Посылаю достопочтенству Вашему великую библиографическую редкость — мою записку о расколе. Ее желает получить Семевский, и я имею основание подозревать, что он, пожалуй, на сих днях добыл один ее экземпляр из Академии наук (их отпечатано 80 экз., по числу тогдашних членов государственного совета и попечителей округов. Где остальные — неизвестно, может быть у Головнина). Надо ее напечатать и, пожалуй, немедленно, может быть в июне. Мой экземпляр надо сберечь и не разрывать его. Пусть так и набирает, не спеша, один наборщик, прямо с книги, и потом книгу эту мне возвратите. Гонорар желаю самый малый, 50 руб. за лист. Думаю, что это недорого за эту работу, полную живого интереса для историков и для всего раскольничества. — Конечно, нет необходимости помещать всю записку сразу в одной книге, а можно ее разделить на две, по 2 листа.

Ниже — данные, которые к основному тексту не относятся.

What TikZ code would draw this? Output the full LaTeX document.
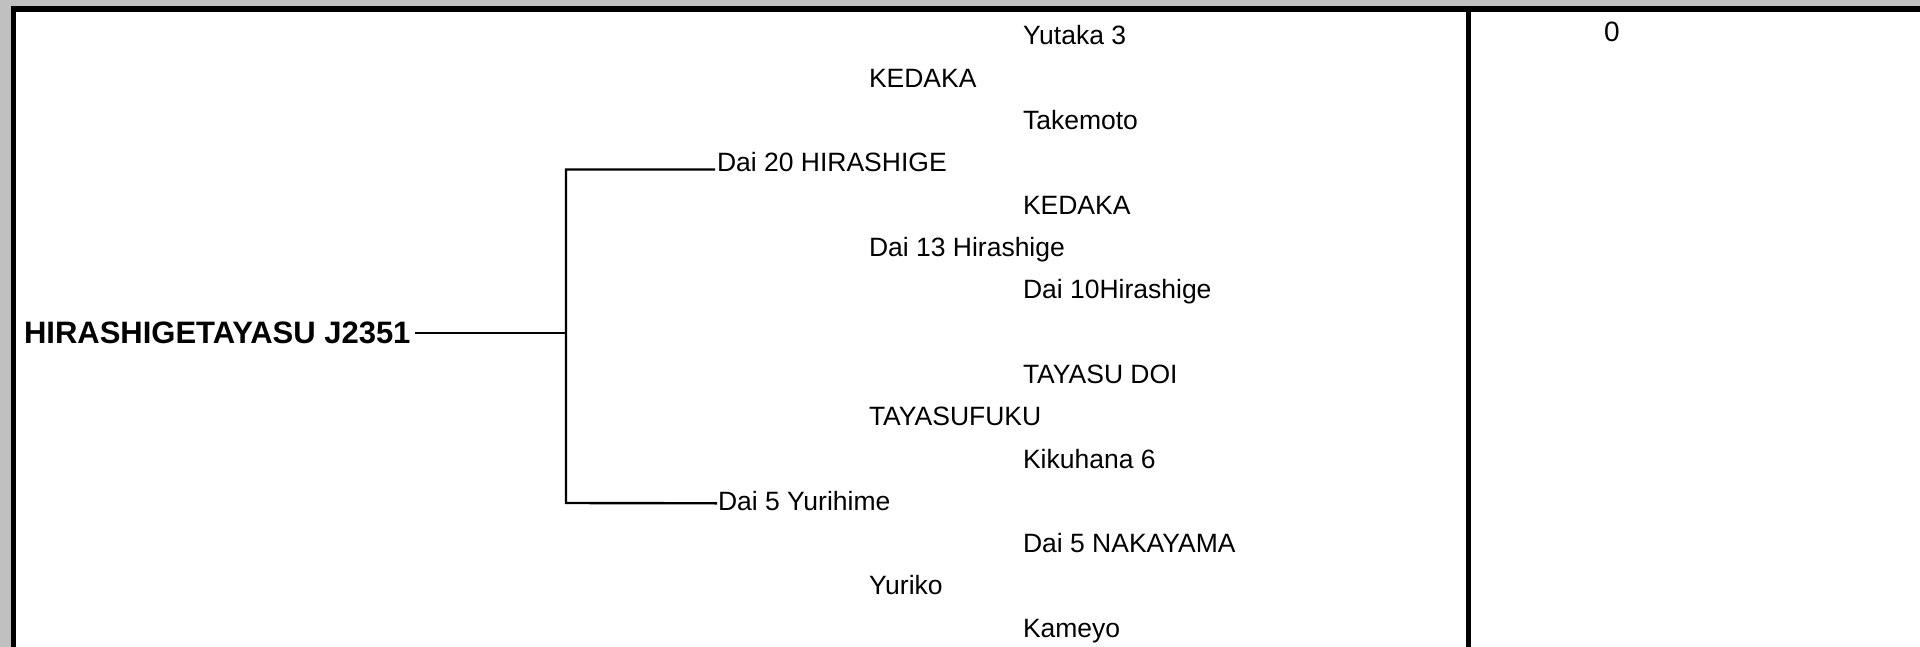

Да добудьте мне, пожалуйста, «Отеческие записки», где обо мне писано. Это, может быть, даст мне повод и охоту написать Вам любопытное литературное воспоминание: «Историю романа „Некуда“».
Ваш Н. Лесков.
«Южнорусское разноверие», кажется, придется запродать Нотовичу.
В понедельник 25-го вечером жду Вас непременно. Помните, что ведь все сами назвались. Куплю тельца упитанного и дам есть в 12 часов. — Будет, думаю, травля одному либералу и одному Атаве.
Ф. А. ТЕРНОВСКОМУ
23 мая 1883 г., Петербург
Уважаемый Филипп Алексеевич! Благодарю Вас за письмо Ваше, ставящее меня «на горизонт событий».
Да, в таком положении цели наши согласовать нельзя, и упрямое стремление к тому было бы с нашей стороны малодушеством. Надо покориться обстоятельствам, соблюдая в непокорстве им один дух своего разумения. Скорблю о Вас как о близком и приятном друге, но знаю, что Вы всё встретите и всё вынесете, ибо знаете, где искать утешения. Это само по себе есть утешение: «крепкий млат, дробя стекло, кует булат». Души чистые и нежные, как Ваша, всегда ковки. Из этого, конечно, не следует, чтобы они не страдали много и чтобы за них не замирало сердце. Пусть небо милосердствует о Вас и детях Ваших.